Not to say I didn’t enjoy the fact that I grew up getting to wake up every other Christmas to rip through presents alongside my older brother, give thanks to a mother who knew how to give gifts like it was going out of style (you wouldn’t believe the homemade bows this woman makes), a father who stomached all of the cookies and milk we left for “Santa” on Christmas Eve, and the rest of my family members who – no matter how crazy the holidays got – always spent them together.
[theworks]However, three years ago was when I celebrated the holidays Peruvian-style. For close to a month, I had the opportunity to stay with a family of 5 – turned into a family of 7 including myself and a fellow study-abroader – and experience a new sort of holiday, equipped with a nativity set, fireworks, wrapping presents with three new siblings and a dog I’ve never had while singing along to Peruvian Christmas music and all.

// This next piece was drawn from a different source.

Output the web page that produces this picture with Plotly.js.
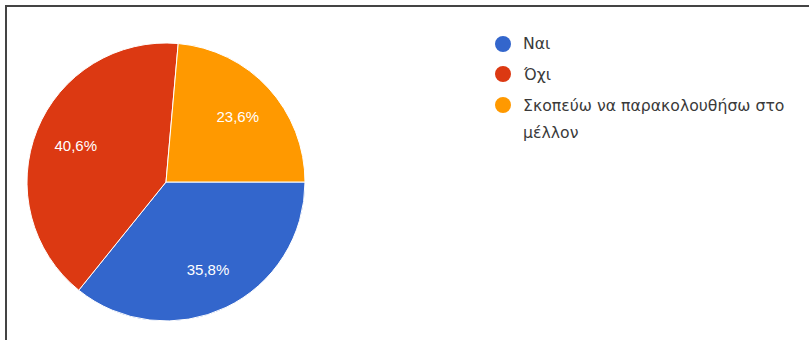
<!DOCTYPE html>
<html>
<head>
<meta charset="utf-8">
<script src="https://cdn.plot.ly/plotly-3.0.1.min.js"></script>
<style>html,body{margin:0;padding:0;background:#fff;}#chart{width:809px;height:340px;}</style>
</head>
<body>
<div id="chart"></div>
<script>
const categories = ["Ναι", "Όχι", "Σκοπεύω να παρακολουθήσω στο<br>μέλλον"];
const values = [35.8, 40.6, 23.6];
const colors = ["#3366CC", "#DC3912", "#FF9900"];

const W = 809, H = 340;
const px = x => x / W;
const py = y => 1 - y / H;

const cx = 166, cy = 182, r = 139;
const domain = {x: [px(cx - r), px(cx + r)], y: [py(cy + r), py(cy - r)]};

const base = {
  type: "pie",
  labels: categories,
  values: values,
  sort: false,
  direction: "clockwise",
  rotation: 90,
  marker: {colors: colors, line: {color: "#ffffff", width: 1}},
  textinfo: "none",
  hoverinfo: "none",
  showlegend: false,
  domain: domain
};
// transparent ring used only to place the percentage labels further out
const textLayer = {
  type: "pie",
  labels: categories,
  values: values,
  sort: false,
  direction: "clockwise",
  rotation: 90,
  hole: 0.4,
  marker: {colors: ["rgba(0,0,0,0)", "rgba(0,0,0,0)", "rgba(0,0,0,0)"], line: {color: "rgba(0,0,0,0)", width: 0}},
  texttemplate: "%{percent:.1%}",
  textposition: "inside",
  insidetextorientation: "horizontal",
  textfont: {family: "Liberation Sans, Arial, sans-serif", size: 15, color: "#ffffff"},
  hoverinfo: "none",
  showlegend: false,
  domain: domain
};

const legendY = [44, 74, 105];
const lineGap = 28;
const shapes = [
  {type: "line", xref: "paper", yref: "paper", x0: px(5), x1: 1, y0: py(6), y1: py(6), line: {color: "#444", width: 2}},
  {type: "line", xref: "paper", yref: "paper", x0: px(6), x1: px(6), y0: py(5), y1: 0, line: {color: "#444", width: 2}}
];
const annotations = [];
categories.forEach((c, i) => {
  const y = legendY[i];
  shapes.push({type: "circle", xref: "paper", yref: "paper",
    x0: px(503 - 8), x1: px(503 + 8), y0: py(y + 8), y1: py(y - 8),
    fillcolor: colors[i], line: {width: 0}});
  c.split("<br>").forEach((line, j) => {
    annotations.push({xref: "paper", yref: "paper", x: px(521), y: py(y + j * lineGap),
      xanchor: "left", yanchor: "middle", align: "left", showarrow: false,
      text: line, font: {family: "DejaVu Sans, sans-serif", size: 15.7, color: "#3a3a3a"}});
  });
});

const layout = {
  width: W, height: H,
  margin: {l: 0, r: 0, t: 0, b: 0},
  paper_bgcolor: "#ffffff",
  separators: ",.",
  showlegend: false,
  uniformtext: {mode: "show", minsize: 15},
  shapes: shapes,
  annotations: annotations
};

Plotly.newPlot("chart", [base, textLayer], layout, {displayModeBar: false, staticPlot: true});
</script>
</body>
</html>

In Peru, most families celebrate on Christmas Eve. We ate a wonderful dinner, experienced evening mass at my family’s church, walked around the neighborhood to spend time with all of the neighbors and then visited an area of Cusco where an enormous Christmas tree made of empty Mountain Dew bottles and lights stood (naturally).
The Eve seemed more like New Year’s with everyone counting down to midnight when cheering and screaming and fireworks ensued. And no waiting until Christmas morning for my little host sisters and brother to open presents. After the stroke of midnight and bursts of fireworks exploding on the front lawn, wrapping paper began flying in the air as if the presents had a wick of their own.
Christmas day was spent traveling to a place where we actually went swimming and ended up driving through a huge street parade. It felt more like a weekend camping trip than Christmas Day, but an eventful two days to say the least.
With the actual New Year’s Eve spent running around the Plaza de Armas in the center of Cusco with thousands of people running and circling the main area and fireworks once again reigning over the sky, I can’t say that any holiday has stuck in my mind as much since.